- _WHAT IS BEING ASKED_: Reproduce exactly the lines from the one containing "What seaborn and" through the one containing "import seaborn as sns", both included, and nothing else.

- _LISTED ENTRIES_:
--- Begin ---
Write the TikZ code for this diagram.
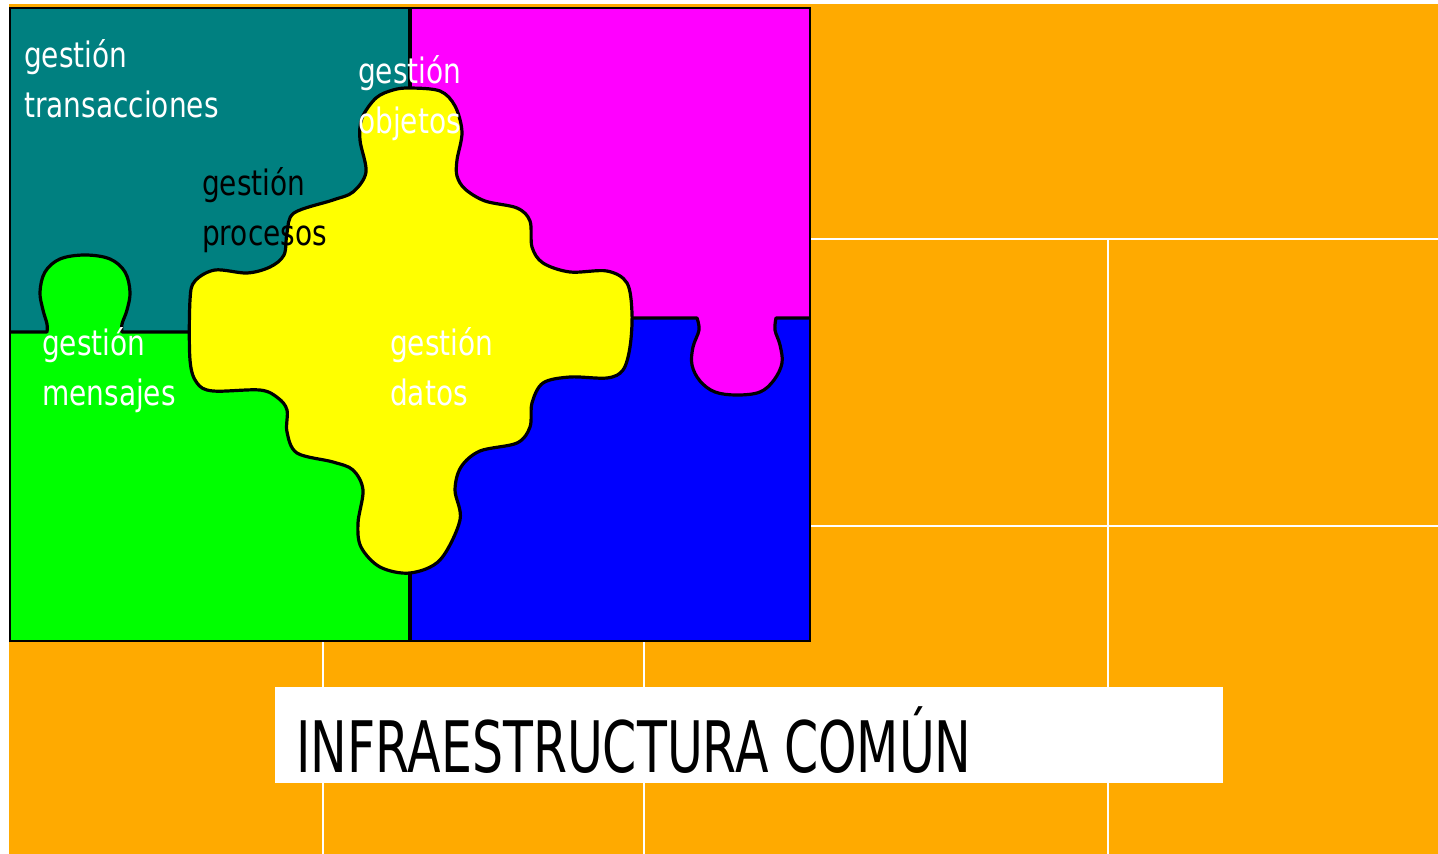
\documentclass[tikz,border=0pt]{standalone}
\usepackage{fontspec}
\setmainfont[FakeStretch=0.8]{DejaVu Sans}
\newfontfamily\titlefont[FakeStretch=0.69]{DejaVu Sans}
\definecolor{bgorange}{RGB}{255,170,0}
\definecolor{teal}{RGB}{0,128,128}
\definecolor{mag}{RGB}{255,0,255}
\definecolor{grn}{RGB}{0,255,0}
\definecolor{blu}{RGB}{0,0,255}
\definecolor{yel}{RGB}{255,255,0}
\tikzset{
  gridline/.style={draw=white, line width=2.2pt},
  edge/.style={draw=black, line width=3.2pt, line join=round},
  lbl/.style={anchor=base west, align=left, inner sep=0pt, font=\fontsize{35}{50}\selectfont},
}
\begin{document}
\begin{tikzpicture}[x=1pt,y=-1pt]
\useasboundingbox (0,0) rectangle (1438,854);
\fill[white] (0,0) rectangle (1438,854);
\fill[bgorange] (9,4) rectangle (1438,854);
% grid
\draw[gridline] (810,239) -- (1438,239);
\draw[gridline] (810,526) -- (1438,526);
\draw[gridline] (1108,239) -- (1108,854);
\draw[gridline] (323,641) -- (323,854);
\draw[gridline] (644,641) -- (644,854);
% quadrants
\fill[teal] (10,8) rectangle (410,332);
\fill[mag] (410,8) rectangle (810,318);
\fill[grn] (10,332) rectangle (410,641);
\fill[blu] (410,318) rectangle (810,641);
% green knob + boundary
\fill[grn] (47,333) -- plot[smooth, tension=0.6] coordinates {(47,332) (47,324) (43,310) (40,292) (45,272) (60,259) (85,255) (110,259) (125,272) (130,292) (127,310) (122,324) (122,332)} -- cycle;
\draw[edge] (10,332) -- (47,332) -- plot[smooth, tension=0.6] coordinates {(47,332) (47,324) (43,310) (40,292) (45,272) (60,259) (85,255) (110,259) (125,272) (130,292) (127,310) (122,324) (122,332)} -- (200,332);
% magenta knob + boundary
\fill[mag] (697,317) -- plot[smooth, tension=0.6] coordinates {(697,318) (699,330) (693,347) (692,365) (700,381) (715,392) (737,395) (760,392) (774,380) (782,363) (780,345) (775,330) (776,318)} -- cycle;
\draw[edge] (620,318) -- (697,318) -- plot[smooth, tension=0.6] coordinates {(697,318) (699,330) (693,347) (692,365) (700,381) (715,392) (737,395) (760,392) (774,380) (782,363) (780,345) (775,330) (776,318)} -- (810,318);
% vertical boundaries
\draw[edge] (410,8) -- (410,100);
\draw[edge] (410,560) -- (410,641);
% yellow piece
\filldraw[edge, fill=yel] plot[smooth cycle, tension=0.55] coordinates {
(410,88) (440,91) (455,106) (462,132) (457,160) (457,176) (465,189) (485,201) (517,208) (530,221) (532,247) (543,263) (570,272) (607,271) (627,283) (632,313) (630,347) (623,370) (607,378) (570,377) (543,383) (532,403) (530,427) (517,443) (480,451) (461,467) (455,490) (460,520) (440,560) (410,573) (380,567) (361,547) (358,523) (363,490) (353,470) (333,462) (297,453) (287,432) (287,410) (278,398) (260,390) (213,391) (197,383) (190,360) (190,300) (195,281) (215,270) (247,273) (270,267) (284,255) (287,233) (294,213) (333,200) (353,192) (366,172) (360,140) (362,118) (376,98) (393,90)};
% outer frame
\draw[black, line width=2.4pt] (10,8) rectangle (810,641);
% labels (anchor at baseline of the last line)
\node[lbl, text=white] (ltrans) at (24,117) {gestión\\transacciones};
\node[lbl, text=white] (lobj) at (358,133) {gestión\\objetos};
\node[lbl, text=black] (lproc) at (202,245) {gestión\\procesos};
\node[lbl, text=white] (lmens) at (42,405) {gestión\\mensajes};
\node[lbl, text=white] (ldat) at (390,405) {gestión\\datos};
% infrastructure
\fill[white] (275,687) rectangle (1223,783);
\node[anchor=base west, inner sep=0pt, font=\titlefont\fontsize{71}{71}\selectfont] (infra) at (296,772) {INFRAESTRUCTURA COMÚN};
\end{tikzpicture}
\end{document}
--- End ---
--- Begin ---
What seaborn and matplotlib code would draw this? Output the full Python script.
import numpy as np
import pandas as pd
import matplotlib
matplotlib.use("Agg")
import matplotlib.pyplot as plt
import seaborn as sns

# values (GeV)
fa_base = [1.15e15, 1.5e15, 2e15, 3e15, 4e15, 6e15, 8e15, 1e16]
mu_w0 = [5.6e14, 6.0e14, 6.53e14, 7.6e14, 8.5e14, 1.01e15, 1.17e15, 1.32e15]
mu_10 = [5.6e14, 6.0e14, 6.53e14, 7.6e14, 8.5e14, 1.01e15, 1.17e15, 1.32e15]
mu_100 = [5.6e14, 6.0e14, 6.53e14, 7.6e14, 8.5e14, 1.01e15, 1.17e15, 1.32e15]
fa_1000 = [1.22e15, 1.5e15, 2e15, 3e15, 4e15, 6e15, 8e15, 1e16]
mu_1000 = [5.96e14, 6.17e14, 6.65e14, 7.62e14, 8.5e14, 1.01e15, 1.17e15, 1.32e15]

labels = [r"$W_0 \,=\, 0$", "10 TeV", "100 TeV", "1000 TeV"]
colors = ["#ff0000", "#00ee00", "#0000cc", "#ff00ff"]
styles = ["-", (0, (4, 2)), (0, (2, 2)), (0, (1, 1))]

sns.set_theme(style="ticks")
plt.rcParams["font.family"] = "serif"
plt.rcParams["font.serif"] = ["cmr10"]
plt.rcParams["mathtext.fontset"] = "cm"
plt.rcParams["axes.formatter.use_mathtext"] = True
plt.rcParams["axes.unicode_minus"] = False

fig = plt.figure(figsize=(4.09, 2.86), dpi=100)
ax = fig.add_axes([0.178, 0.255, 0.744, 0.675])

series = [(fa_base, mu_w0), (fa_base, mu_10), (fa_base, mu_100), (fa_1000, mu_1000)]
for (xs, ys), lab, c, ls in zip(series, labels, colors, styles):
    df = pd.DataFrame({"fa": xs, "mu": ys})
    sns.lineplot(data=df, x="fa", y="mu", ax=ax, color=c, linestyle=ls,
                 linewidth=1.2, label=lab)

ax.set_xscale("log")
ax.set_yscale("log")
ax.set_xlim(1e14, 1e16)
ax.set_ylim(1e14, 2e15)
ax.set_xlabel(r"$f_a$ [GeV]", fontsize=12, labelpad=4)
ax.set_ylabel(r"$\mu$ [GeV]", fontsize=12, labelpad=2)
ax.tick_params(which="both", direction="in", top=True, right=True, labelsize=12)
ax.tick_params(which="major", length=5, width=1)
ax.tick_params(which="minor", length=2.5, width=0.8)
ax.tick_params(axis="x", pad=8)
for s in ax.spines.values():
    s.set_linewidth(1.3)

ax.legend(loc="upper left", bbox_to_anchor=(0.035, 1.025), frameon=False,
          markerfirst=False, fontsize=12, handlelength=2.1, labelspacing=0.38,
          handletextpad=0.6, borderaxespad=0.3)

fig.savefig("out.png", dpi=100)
--- End ---
- _IN RESPONSE_:
What seaborn and matplotlib code would draw this? Output the full Python script.
import numpy as np
import pandas as pd
import matplotlib
matplotlib.use("Agg")
import matplotlib.pyplot as plt
import seaborn as sns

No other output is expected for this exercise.